You come into your family room and see that it is a mess. Susie is on her phone. Joey is locked into a World of Warcraft computer game, and little Emily is talking to her dollies around their tea table. After surveying the mess, you bark, “Okay, you guys. Who made this mess?” In unison, without looking away from their respective activities, your crew responds, “Not me!” That poor fella, Not Me, gets blamed for lots of messes around the home.

So, how can you delegate getting the room straight again, while also creating a teachable moment about taking personal responsibility? Several things come to mind. First, you might conclude that assigning individual blame is pointless, and the priority is to get the room straight again, to your standards. If that’s the case, have your children stop all activity and take 15 minutes to collectively straighten the room, with you delegating each responsibility. “Okay. Enough griping. The sooner we get the room straight, the sooner I’m out of your hair and you can get back to your activities.”

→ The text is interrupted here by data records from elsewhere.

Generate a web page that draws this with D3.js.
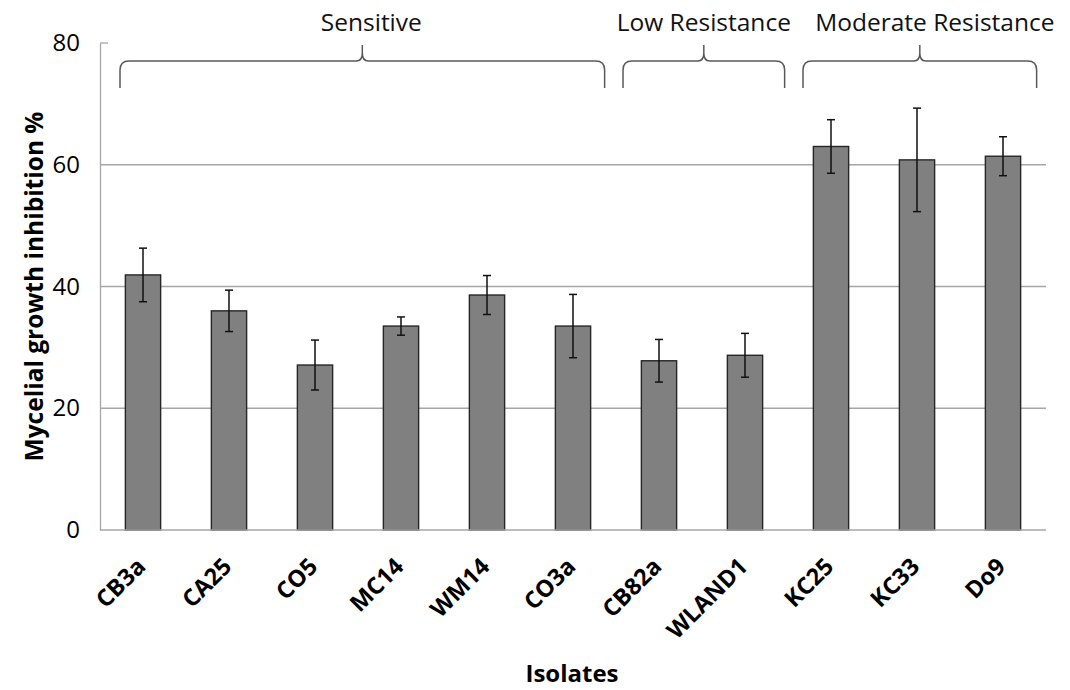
<!DOCTYPE html>
<html><head><meta charset="utf-8">
<script src="https://cdn.jsdelivr.net/npm/d3@7"></script>
<style>body{margin:0;background:#fff}svg{display:block}text{font-family:"Open Sans",sans-serif}</style>
</head><body>
<svg id="c" width="1070" height="690"></svg>
<script>
const categories = ["CB3a","CA25","CO5","MC14","WM14","CO3a","CB82a","WLAND1","KC25","KC33","Do9"];
const values = [41.9, 36.0, 27.1, 33.5, 38.6, 33.5, 27.8, 28.7, 63.0, 60.8, 61.4];
const errors = [4.4, 3.4, 4.1, 1.5, 3.2, 5.2, 3.5, 3.6, 4.4, 8.5, 3.2];
const yTicks = [0, 20, 40, 60, 80];
const groupNames = ["Sensitive", "Low Resistance", "Moderate Resistance"];
const groupFirst = ["CB3a", "CB82a", "KC25"];
const groupLast = ["CO3a", "WLAND1", "Do9"];
const yTitle = "Mycelial growth inhibition %";
const xTitle = "Isolates";

const svg = d3.select("#c");
const L = 100, R = 1046, T = 43, B = 530;
const x = d3.scaleBand().domain(categories).range([L, R]).paddingInner(0.59).paddingOuter(0.295);
const y = d3.scaleLinear().domain([0, 80]).range([B, T]);

// gridlines
svg.append("g").selectAll("line").data(yTicks.filter(t => t > 0 && t < 80)).join("line")
  .attr("x1", L).attr("x2", R).attr("y1", d => y(d)).attr("y2", d => y(d))
  .attr("stroke", "#a6a6a6").attr("stroke-width", 1.3);

// y axis
const yAxis = svg.append("g").attr("transform", `translate(${L},0)`)
  .call(d3.axisLeft(y).tickValues(yTicks).tickSize(0).tickPadding(20));
yAxis.select(".domain").attr("stroke", "#a6a6a6").attr("stroke-width", 1.3);
yAxis.selectAll("text").attr("font-size", 24).attr("fill", "#000");
svg.append("line").attr("x1", L).attr("x2", L + 8).attr("y1", y(80)).attr("y2", y(80))
  .attr("stroke", "#a6a6a6").attr("stroke-width", 1.3);

// bars
svg.append("g").selectAll("rect").data(categories).join("rect")
  .attr("x", d => x(d)).attr("width", x.bandwidth())
  .attr("y", (d, i) => y(values[i])).attr("height", (d, i) => B - y(values[i]))
  .attr("fill", "#808080").attr("stroke", "#262626").attr("stroke-width", 1.4);

// x axis
svg.append("line").attr("x1", L).attr("x2", R).attr("y1", B).attr("y2", B)
  .attr("stroke", "#a6a6a6").attr("stroke-width", 1.5);

// error bars
const eg = svg.append("g").attr("stroke", "#111").attr("stroke-width", 1.5);
categories.forEach((c, i) => {
  const cx = x(c) + x.bandwidth() / 2;
  const y1 = y(values[i] + errors[i]), y2 = y(values[i] - errors[i]);
  eg.append("line").attr("x1", cx).attr("x2", cx).attr("y1", y1).attr("y2", y2);
  eg.append("line").attr("x1", cx - 4).attr("x2", cx + 4).attr("y1", y1).attr("y2", y1);
  eg.append("line").attr("x1", cx - 4).attr("x2", cx + 4).attr("y1", y2).attr("y2", y2);
});

// x labels
const xl = svg.append("g");
categories.forEach(c => {
  const cx = x(c) + x.bandwidth() / 2;
  xl.append("text").attr("transform", `translate(${cx + 4},${B + 38}) rotate(-45)`)
    .attr("text-anchor", "end").attr("font-size", 23.5).attr("font-weight", "bold").text(c);
});

// brackets
const bracketAdj = [[-23, 14], [-36, 22], [-28, 16]];
const labelShift = [9, 0, 15];
const by = 61, bTop = 45, bBottom = 88, rr = 9;
groupNames.forEach((g, i) => {
  const x0 = x(groupFirst[i]) + x.bandwidth() / 2 + bracketAdj[i][0];
  const x1 = x(groupLast[i]) + x.bandwidth() + bracketAdj[i][1];
  const xm = (x0 + x1) / 2;
  const p = d3.path();
  p.moveTo(x0, bBottom); p.lineTo(x0, by + rr);
  p.quadraticCurveTo(x0, by, x0 + rr, by);
  p.lineTo(xm - 6, by);
  p.quadraticCurveTo(xm, by, xm, by - 8);
  p.lineTo(xm, bTop);
  p.moveTo(xm, by - 8);
  p.quadraticCurveTo(xm, by, xm + 6, by);
  p.lineTo(x1 - rr, by);
  p.quadraticCurveTo(x1, by, x1, by + rr);
  p.lineTo(x1, bBottom);
  svg.append("path").attr("d", p.toString()).attr("fill", "none")
    .attr("stroke", "#595959").attr("stroke-width", 1.5);
  svg.append("text").attr("x", xm + labelShift[i]).attr("y", 31).attr("text-anchor", "middle")
    .attr("font-size", 24.5).attr("fill", "#111").text(g);
});

// titles
svg.append("text").attr("transform", `translate(43,${(T + B) / 2}) rotate(-90)`)
  .attr("text-anchor", "middle").attr("font-size", 24.5).attr("font-weight", "bold").text(yTitle);
svg.append("text").attr("x", 572).attr("y", 682).attr("text-anchor", "middle")
  .attr("font-size", 24).attr("font-weight", "bold").text(xTitle);
</script>
</body></html>
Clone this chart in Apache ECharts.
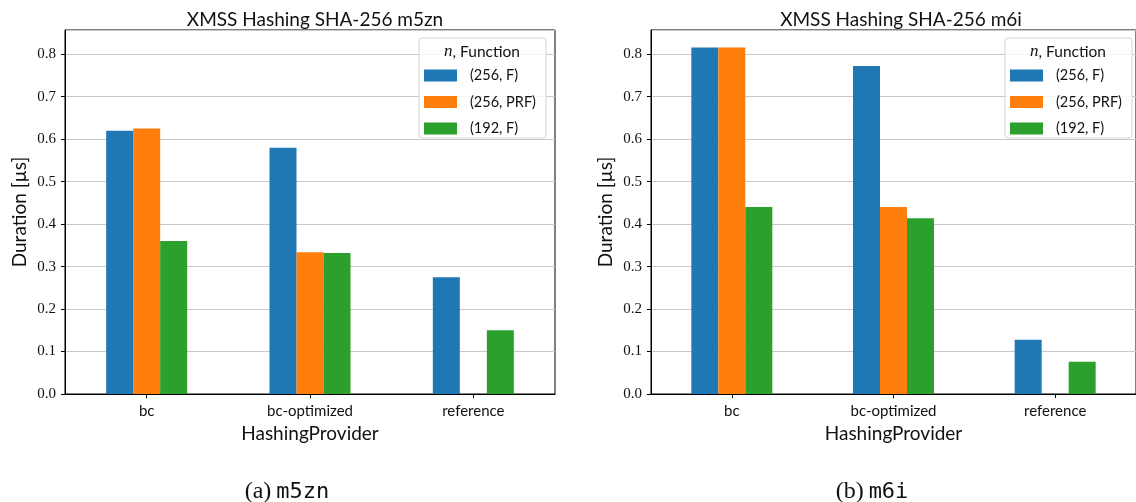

Second, you might conclude that everybody having fun is more important in the moment than how straight the room is. If the room’s messiness does not directly impact you, then no big deal. However, if you are having friends over in 20 minutes and you want to use the room to entertain them, then the messiness does impact you, and you ride heard to get the room straight in a timely manner.

Finally, if you want to use the circumstances as an object lesson for the kids, then the Not Me defense needs to be addressed. After the room is straightened, either sooner or later that same day, have a brief family meeting where you address the subjects of taking personal responsibility and lying. When my son accepted personal responsibility and took the time to make the circumstances right, I heaped praise on him and gushed my pride and his consequence was less. When he tried to dodge the circumstances, I asked him how much trouble he wanted. One trouble is making the mess. Two troubles is making the mess and then lying about it, and his consequences were double.

​If Not Me lives in your home, use it to create a teachable moment for your children.